**Data section**.
####################

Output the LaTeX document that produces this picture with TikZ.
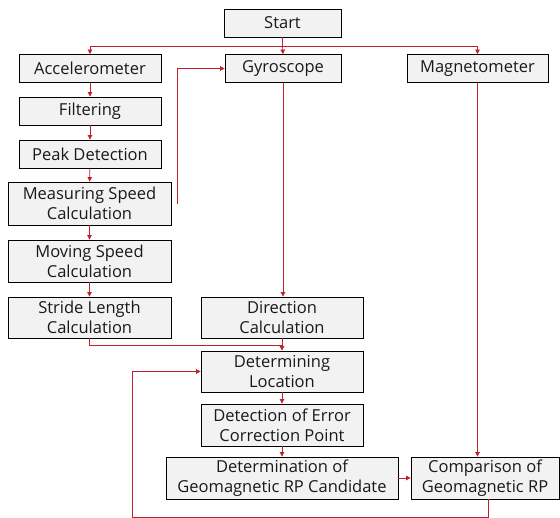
\documentclass[tikz,border=0pt]{standalone}
\usepackage{fontspec}
\setmainfont{Open Sans}
\usetikzlibrary{arrows.meta,calc}
\definecolor{boxfill}{HTML}{F2F2F2}
\definecolor{linkred}{HTML}{C0202A}
\tikzset{
  box/.style={draw=black, line width=0.8pt, fill=boxfill, inner sep=0pt, align=center,
    font=\fontsize{16.5}{20}\selectfont, text=black!90},
  conn/.style={draw=linkred, line width=0.7pt},
  arr/.style={conn, -{Triangle[length=4.5pt,width=4.5pt]}}
}
\begin{document}
\begin{tikzpicture}[x=1pt,y=-1pt]
\useasboundingbox (0,0) rectangle (560,518);
% nodes
\node[box, minimum width=117pt, minimum height=28pt] (start) at (282.5,23) {Start};
\node[box, minimum width=142pt, minimum height=28pt] (acc) at (90,68.5) {Accelerometer};
\node[box, minimum width=116pt, minimum height=28pt] (gyro) at (283,68.5) {Gyroscope};
\node[box, minimum width=141pt, minimum height=28pt] (mag) at (477.5,68.5) {Magnetometer};
\node[box, minimum width=142pt, minimum height=28pt] (filt) at (90,111) {Filtering};
\node[box, minimum width=142pt, minimum height=28pt] (peak) at (90,154) {Peak Detection};
\node[box, minimum width=163pt, minimum height=43pt] (meas) at (89.5,203.5) {Measuring Speed\\Calculation};
\node[box, minimum width=163pt, minimum height=42pt] (mov) at (89.5,261) {Moving Speed\\Calculation};
\node[box, minimum width=163pt, minimum height=41pt] (stride) at (89.5,317.5) {Stride Length\\Calculation};
\node[box, minimum width=162pt, minimum height=41pt] (dir) at (282,317.5) {Direction\\Calculation};
\node[box, minimum width=162pt, minimum height=41pt] (det) at (282,371.5) {Determining\\Location};
\node[box, minimum width=162pt, minimum height=42pt] (err) at (282,425) {Detection of Error\\Correction Point};
\node[box, minimum width=232pt, minimum height=42pt] (cand) at (282,478) {Determination of\\Geomagnetic RP Candidate};
\node[box, minimum width=148pt, minimum height=42pt] (comp) at (485,478) {Comparison of\\Geomagnetic RP};
% helper coordinates
\coordinate (bus) at (282.5,46);
\coordinate (loop) at (177,204);
\coordinate (join) at (282,345);
\coordinate (fbA) at (488,499);
\coordinate (fbB) at (488,517);
\coordinate (fbC) at (132,517);
% connectors
\draw[conn] (start.south) -- (bus);
\draw[arr] (bus) -| (acc.north);
\draw[arr] (bus) -| (mag.north);
\draw[arr] (bus) -- (gyro.north);
\draw[arr] (acc) -- (filt);
\draw[arr] (filt) -- (peak);
\draw[arr] (peak) -- (meas);
\draw[arr] (meas) -- (mov);
\draw[arr] (mov) -- (stride);
\draw[arr] (loop) |- (gyro.west);
\draw[arr] (gyro.south) -- (gyro.south |- dir.north);
\draw[conn] (stride.south) |- (join);
\draw[arr] (dir) -- (det);
\draw[arr] (det) -- (err);
\draw[arr] (err) -- (cand);
\draw[arr] (cand) -- (comp);
\draw[arr] (mag.south) -- (mag.south |- comp.north);
\draw[arr] (fbA) -- (fbB) -- (fbC) |- (det.west);
\end{tikzpicture}
\end{document}
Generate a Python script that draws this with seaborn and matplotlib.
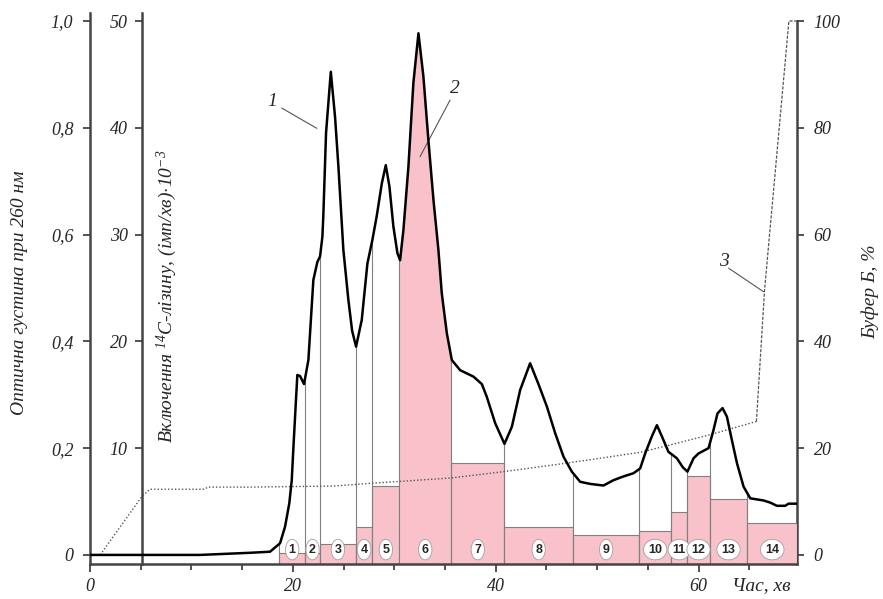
import seaborn as sns
import matplotlib.pyplot as plt
import numpy as np

# chromatogram data, time in minutes
od_time = [0.0, 10.85, 15.78, 17.75, 18.74, 19.23, 19.65, 19.89, 20.05, 20.22, 20.44, 20.71,
           21.1, 21.53, 22.02, 22.42, 22.68, 22.91, 23.0, 23.27, 23.74, 24.16, 24.49, 24.98,
           25.47, 25.84, 26.23, 26.79, 27.35, 27.84, 28.27, 28.77, 29.16, 29.52, 29.91, 30.31,
           30.57, 30.9, 31.39, 31.88, 32.38, 32.87, 33.36, 33.86, 34.35, 34.68, 35.18, 35.67,
           36.49, 37.8, 38.63, 39.12, 39.94, 40.86, 41.59, 42.41, 43.39, 44.21, 45.04, 45.86,
           46.68, 47.5, 48.32, 49.31, 50.62, 51.61, 52.59, 53.58, 54.24, 54.73, 55.39, 55.89,
           56.38, 57.03, 57.86, 58.45, 58.9, 59.5, 59.99, 60.98, 61.47, 61.86, 62.36, 62.79,
           63.28, 63.78, 64.43, 65.09, 66.4, 67.06, 67.72, 68.54, 68.87, 69.69]
od_value = [0.0, 0.0, 0.004, 0.006, 0.022, 0.053, 0.097, 0.14, 0.2, 0.26, 0.337, 0.335,
            0.32, 0.365, 0.515, 0.549, 0.559, 0.596, 0.634, 0.79, 0.905, 0.82, 0.727, 0.571,
            0.478, 0.42, 0.39, 0.44, 0.546, 0.59, 0.635, 0.696, 0.73, 0.69, 0.615, 0.565,
            0.552, 0.609, 0.727, 0.884, 0.977, 0.896, 0.777, 0.665, 0.571, 0.49, 0.415, 0.365,
            0.346, 0.334, 0.32, 0.296, 0.247, 0.208, 0.24, 0.309, 0.359, 0.32, 0.278, 0.228,
            0.184, 0.156, 0.137, 0.133, 0.13, 0.14, 0.147, 0.153, 0.162, 0.19, 0.222, 0.243,
            0.222, 0.193, 0.181, 0.164, 0.156, 0.181, 0.19, 0.2, 0.234, 0.265, 0.275, 0.259,
            0.215, 0.172, 0.128, 0.106, 0.102, 0.098, 0.092, 0.092, 0.096, 0.096]

# buffer B gradient, %
buf_time = [1.0, 5.1, 5.9, 11.3, 11.6, 15.8, 24.0, 27.6, 35.5, 40.8, 47.0, 54.2, 57.2,
            61.1, 65.7, 66.5, 68.9, 69.7]
buf_pct = [0, 10.9, 12.3, 12.3, 12.7, 12.7, 12.9, 13.4, 14.4, 15.6, 17.2, 19.2, 20.6,
           22.5, 25.0, 49.6, 100, 100]

# fractions: edges (min) and 14C-lysine counts (imp/min * 10^-3); fraction 6 is filled under the curve
frac_edges = [18.67, 21.2, 22.68, 26.2, 27.84, 30.5, 35.6, 40.86, 47.6, 54.17, 57.27,
              58.9, 61.08, 64.82, 69.7]
frac_counts = [0.2, 0.2, 1.0, 2.6, 6.5, None, 8.6, 2.6, 1.9, 2.2, 4.0, 7.4, 5.2, 3.0]
frac_labels = [str(i) for i in range(1, 15)]

sns.set_style("ticks")
plt.rcParams['font.family'] = ['Liberation Serif', 'DejaVu Serif']
plt.rcParams['font.style'] = 'italic'
plt.rcParams['mathtext.fontset'] = 'custom'
plt.rcParams['mathtext.rm'] = 'Liberation Serif:italic'
plt.rcParams['mathtext.it'] = 'Liberation Serif:italic'

W, H = 883, 599
fig = plt.figure(figsize=(W / 100, H / 100), dpi=100)
ax = fig.add_axes([90 / W, 1 - 564 / H, 707 / W, 551 / H])
ybot, ytop = -0.017, 1.015
pink = '#f9c1c9'
edge = '#808080'

# fraction bars
for i, c in enumerate(frac_counts):
    x0, x1 = frac_edges[i], frac_edges[i + 1]
    if c is None:
        xs = [x0] + [t for t in od_time if x0 < t < x1] + [x1]
        ys = np.interp(xs, od_time, od_value)
        ax.fill_between(xs, ybot, ys, color=pink, lw=0, zorder=1)
        continue
    ax.bar(x0, c / 50 - ybot, bottom=ybot, width=x1 - x0, align='edge',
           color=pink, edgecolor=edge, lw=0.8, zorder=1)

# boundary lines up to the OD curve
for t in frac_edges[:-1]:
    top = np.interp(t, od_time, od_value)
    ax.plot([t, t], [ybot, top], color=edge, lw=0.8, zorder=2)

sns.lineplot(x=od_time, y=od_value, ax=ax, color='black', lw=1.8, estimator=None, zorder=4)
bt = np.array(buf_time)
bp = np.array(buf_pct) / 100
k = buf_time.index(65.7)
sns.lineplot(x=bt[:k + 1], y=bp[:k + 1], ax=ax, color='#555555', lw=1.0,
             linestyle=(0, (1, 1.5)), estimator=None, zorder=3)
sns.lineplot(x=bt[k:], y=bp[k:], ax=ax, color='#555555', lw=0.9,
             linestyle=(0, (2.5, 1.2)), estimator=None, zorder=3)

# fraction numbers
for i, lab in enumerate(frac_labels):
    xc = (frac_edges[i] + frac_edges[i + 1]) / 2
    ax.text(xc, 0.010, lab, ha='center', va='center', fontsize=9, fontweight='bold',
            family='Liberation Sans', style='normal', zorder=6,
            bbox=dict(boxstyle='ellipse,pad=0.1', fc='white', ec='#a0a0a0', lw=0.6))

# curve callouts
ax.text(17.92, 0.849, '1', fontsize=14, ha='center', va='center')
ax.plot([18.9, 22.36], [0.837, 0.799], color='#555555', lw=0.8)
ax.text(35.99, 0.874, '2', fontsize=14, ha='center', va='center')
ax.plot([35.5, 32.54], [0.852, 0.746], color='#555555', lw=0.8)
ax.text(62.46, 0.549, '3', fontsize=14, ha='center', va='center')
ax.plot([62.96, 66.4], [0.537, 0.493], color='#555555', lw=0.8)

ax.set_xlim(0, 69.7)
ax.set_ylim(ybot, ytop)
ax.set_xlabel('')
ax.set_ylabel('')
for s in ['top', 'right']:
    ax.spines[s].set_visible(False)
for s in ['left', 'bottom']:
    ax.spines[s].set_linewidth(1.8)
    ax.spines[s].set_color('#444444')

ax.set_xticks([0, 20, 40, 60])
ax.set_xticklabels(['0', '20', '40', '60'])
ax.set_xticks(np.arange(0, 70, 5), minor=True)
ax.set_yticks([0, 0.2, 0.4, 0.6, 0.8, 1.0])
ax.set_yticklabels(['0', '0,2', '0,4', '0,6', '0,8', '1,0'])
ax.tick_params(axis='x', which='major', length=6, width=1.3, color='#444444', labelsize=13, pad=4)
ax.tick_params(axis='x', which='minor', length=4, width=1.3, color='#444444')
ax.tick_params(axis='y', length=5, width=1.3, color='#444444', labelsize=13, pad=7)

# inner 14C axis at 5 min
inner = ax.secondary_yaxis(5.1 / 69.7, functions=(lambda y: y * 50, lambda y: y / 50))
inner.set_yticks([10, 20, 30, 40, 50])
inner.set_yticklabels(['10', '20', '30', '40', '50'])
inner.spines['left'].set_linewidth(1.8)
inner.spines['left'].set_color('#444444')
inner.tick_params(axis='y', length=5, width=1.3, color='#444444', labelsize=13, pad=5)

# right buffer axis
right = ax.secondary_yaxis('right', functions=(lambda y: y * 100, lambda y: y / 100))
right.set_yticks([0, 20, 40, 60, 80, 100])
right.set_yticklabels(['0', '20', '40', '60', '80', '100'])
right.spines['right'].set_linewidth(1.8)
right.spines['right'].set_color('#444444')
right.spines['right'].set_bounds(ybot * 100, 100)
right.tick_params(axis='y', length=5, width=1.3, color='#444444', labelsize=13, pad=7)

# axis titles
fig.text(20 / W, 1 - 293 / H, 'Оптична густина при 260 нм', rotation=90,
         ha='center', va='center', fontsize=14)
fig.text(167 / W, 1 - 296 / H, 'Включення $^{14}$C-лізину, (імп/хв)$\\cdot$10$^{-3}$',
         rotation=90, ha='center', va='center', fontsize=14)
fig.text(870 / W, 1 - 292 / H, 'Буфер Б, %', rotation=90, ha='center', va='center', fontsize=14)
fig.text(761 / W, 1 - 586 / H, 'Час, хв', ha='center', va='center', fontsize=14)

plt.savefig('out.png', dpi=100)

####################

**Given task**. Nothing but the lines above, starting at the line that contains "Generate a Python" and ending at the line that contains "0.092, 0.096, 0.096]", should be given again, exactly and without the pictures.

**Complete answer**.
Generate a Python script that draws this with seaborn and matplotlib.
import seaborn as sns
import matplotlib.pyplot as plt
import numpy as np

# chromatogram data, time in minutes
od_time = [0.0, 10.85, 15.78, 17.75, 18.74, 19.23, 19.65, 19.89, 20.05, 20.22, 20.44, 20.71,
           21.1, 21.53, 22.02, 22.42, 22.68, 22.91, 23.0, 23.27, 23.74, 24.16, 24.49, 24.98,
           25.47, 25.84, 26.23, 26.79, 27.35, 27.84, 28.27, 28.77, 29.16, 29.52, 29.91, 30.31,
           30.57, 30.9, 31.39, 31.88, 32.38, 32.87, 33.36, 33.86, 34.35, 34.68, 35.18, 35.67,
           36.49, 37.8, 38.63, 39.12, 39.94, 40.86, 41.59, 42.41, 43.39, 44.21, 45.04, 45.86,
           46.68, 47.5, 48.32, 49.31, 50.62, 51.61, 52.59, 53.58, 54.24, 54.73, 55.39, 55.89,
           56.38, 57.03, 57.86, 58.45, 58.9, 59.5, 59.99, 60.98, 61.47, 61.86, 62.36, 62.79,
           63.28, 63.78, 64.43, 65.09, 66.4, 67.06, 67.72, 68.54, 68.87, 69.69]
od_value = [0.0, 0.0, 0.004, 0.006, 0.022, 0.053, 0.097, 0.14, 0.2, 0.26, 0.337, 0.335,
            0.32, 0.365, 0.515, 0.549, 0.559, 0.596, 0.634, 0.79, 0.905, 0.82, 0.727, 0.571,
            0.478, 0.42, 0.39, 0.44, 0.546, 0.59, 0.635, 0.696, 0.73, 0.69, 0.615, 0.565,
            0.552, 0.609, 0.727, 0.884, 0.977, 0.896, 0.777, 0.665, 0.571, 0.49, 0.415, 0.365,
            0.346, 0.334, 0.32, 0.296, 0.247, 0.208, 0.24, 0.309, 0.359, 0.32, 0.278, 0.228,
            0.184, 0.156, 0.137, 0.133, 0.13, 0.14, 0.147, 0.153, 0.162, 0.19, 0.222, 0.243,
            0.222, 0.193, 0.181, 0.164, 0.156, 0.181, 0.19, 0.2, 0.234, 0.265, 0.275, 0.259,
            0.215, 0.172, 0.128, 0.106, 0.102, 0.098, 0.092, 0.092, 0.096, 0.096]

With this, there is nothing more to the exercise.